Here’s an understatement of epic proportions from the Times today:
Bankers at Barclays’ investment bank are set to see their pay and bonuses more than double to nearly £250,000 this year as their division reports bumper profits today.
The return of bankers’ bonuses is expected to provoke outrage so soon after the meltdown in the financial system, which prompted the worst recession since the Second World War.
“Outrage”? I feel nothing but loathing, hatred and contempt for these people – and as I read the latest research from the respected thinktank, the Centre for Economic and Business Research (CEBR), warning that bonus payments by all banks could hit £4 billion this year, up from £3.3 billion in 2008 and less than a year after the crash, I feel sick to my stomach. It is, as John McFall’s Treasury Select Committee and others have pointed out, the greed-fuelled bonus culture that helped cause the financial crisis and subsequent recession, through reckless short-termism and excessive and irresponsible risk-taking.
By the way, if I hear one more supposedly informed person tell me that banks such as Barclays and HSBC are entitled to pay out bumper bonuses and ignore popular opinion because they didn’t receive taxpayers’ cash, in the form of a government bailout, I think I will scream. The fast forgotten fact is that there would be no banks left standing in this country had the Treasury and the Bank of England not intervened in late 2008, and again in early 2009, to prop up the entire financial sector with significant financial guarantees and a promise that the authorities would never let them fail.

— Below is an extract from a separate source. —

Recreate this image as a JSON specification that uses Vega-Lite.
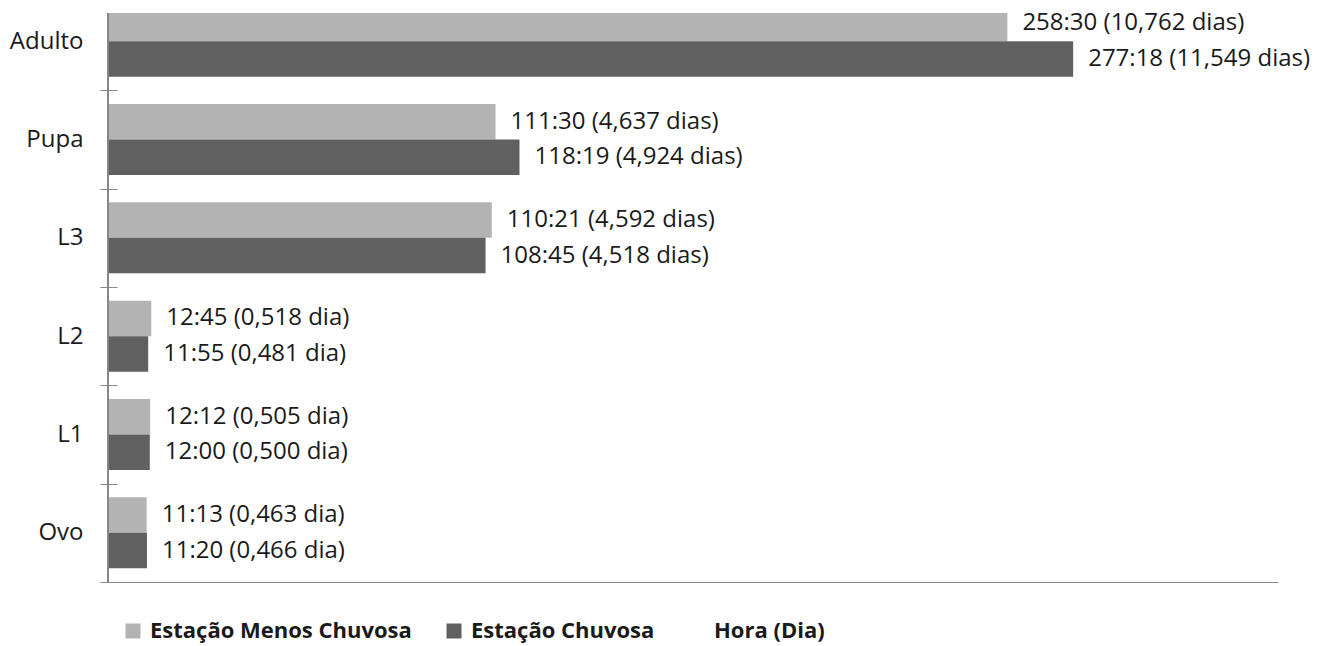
{
  "$schema": "https://vega.github.io/schema/vega-lite/v6.json",
  "width": 1170,
  "height": 569,
  "autosize": {"type": "none"},
  "padding": {"left": 108, "top": 13, "right": 47, "bottom": 64},
  "background": "white",
  "config": {"view": {"stroke": null}, "font": "Open Sans"},
  "data": {
    "values": [
      {"estagio": "Adulto", "estacao": "Estação Menos Chuvosa", "dias": 10.762, "label": "258:30 (10,762 dias)"},
      {"estagio": "Adulto", "estacao": "Estação Chuvosa", "dias": 11.549, "label": "277:18 (11,549 dias)"},
      {"estagio": "Pupa", "estacao": "Estação Menos Chuvosa", "dias": 4.637, "label": "111:30 (4,637 dias)"},
      {"estagio": "Pupa", "estacao": "Estação Chuvosa", "dias": 4.924, "label": "118:19 (4,924 dias)"},
      {"estagio": "L3", "estacao": "Estação Menos Chuvosa", "dias": 4.592, "label": "110:21 (4,592 dias)"},
      {"estagio": "L3", "estacao": "Estação Chuvosa", "dias": 4.518, "label": "108:45 (4,518 dias)"},
      {"estagio": "L2", "estacao": "Estação Menos Chuvosa", "dias": 0.518, "label": "12:45 (0,518 dia)"},
      {"estagio": "L2", "estacao": "Estação Chuvosa", "dias": 0.481, "label": "11:55 (0,481 dia)"},
      {"estagio": "L1", "estacao": "Estação Menos Chuvosa", "dias": 0.505, "label": "12:12 (0,505 dia)"},
      {"estagio": "L1", "estacao": "Estação Chuvosa", "dias": 0.500, "label": "12:00 (0,500 dia)"},
      {"estagio": "Ovo", "estacao": "Estação Menos Chuvosa", "dias": 0.463, "label": "11:13 (0,463 dia)"},
      {"estagio": "Ovo", "estacao": "Estação Chuvosa", "dias": 0.466, "label": "11:20 (0,466 dia)"}
    ]
  },
  "encoding": {
    "y": {
      "field": "estagio", "type": "nominal",
      "sort": ["Adulto", "Pupa", "L3", "L2", "L1", "Ovo"],
      "scale": {"paddingInner": 0, "paddingOuter": 0, "range": [-21, 569]},
      "axis": {
        "title": null, "domain": false, "tickBand": "extent", "tickSize": 17, "offset": -9,
        "tickColor": "#868686", "labelPadding": 17, "labelFontSize": 24,
        "labelColor": "#1a1a1a", "labelFont": "Open Sans"
      }
    },
    "yOffset": {
      "field": "estacao",
      "sort": ["Estação Menos Chuvosa", "Estação Chuvosa"],
      "scale": {"paddingInner": 0, "paddingOuter": 0.386}
    },
    "x": {
      "field": "dias", "type": "quantitative",
      "scale": {"domain": [0, 14], "nice": false},
      "axis": {"domain": true, "domainColor": "#868686", "ticks": false, "labels": false, "grid": false, "title": null}
    }
  },
  "layer": [
    {
      "mark": {"type": "bar", "clip": true},
      "encoding": {
        "color": {
          "field": "estacao", "type": "nominal",
          "scale": {"domain": ["Estação Menos Chuvosa", "Estação Chuvosa", "Hora (Dia)"], "range": ["#b3b3b3", "#606060", "#ffffff"]},
          "legend": {
            "orient": "none", "legendX": 14, "legendY": 607, "direction": "horizontal", "title": null,
            "symbolType": "square", "symbolSize": 225, "symbolStrokeWidth": 0,
            "labelFontSize": 22, "labelFontWeight": "bold", "labelFont": "Open Sans",
            "labelColor": "#1a1a1a", "columnPadding": 31, "labelOffset": 6, "labelLimit": 400
          }
        }
      }
    },
    {
      "mark": {"type": "rule", "color": "#868686", "strokeWidth": 1},
      "encoding": {"x": {"datum": 0, "type": "quantitative"}, "y": null, "yOffset": null}
    },
    {
      "mark": {"type": "text", "align": "left", "baseline": "middle", "dx": 15, "fontSize": 24, "color": "#1a1a1a", "font": "Open Sans"},
      "encoding": {"text": {"field": "label"}}
    }
  ]
}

One estimate puts the cost to the taxpayer for this wider financial support for the banking system at £1.4 trillion – or £56,000 for every household in Britain.
The BBC’s Robert Peston makes a similar point on his blog:
Of course, different banks have required different amounts and different kinds of aid from the state, depending on how reckless they had been in the boom.
But they’ve all had some succour in the form of taxpayer loans and guarantees – even those like Barclays and HSBC that didn’t need to be wholly or partly nationalised.
The banks and the bankers owe us – the taxpayer – for their very survival. We owe them nothing – except, perhaps, eternal contempt for dragging us all into the worst recession in living memory.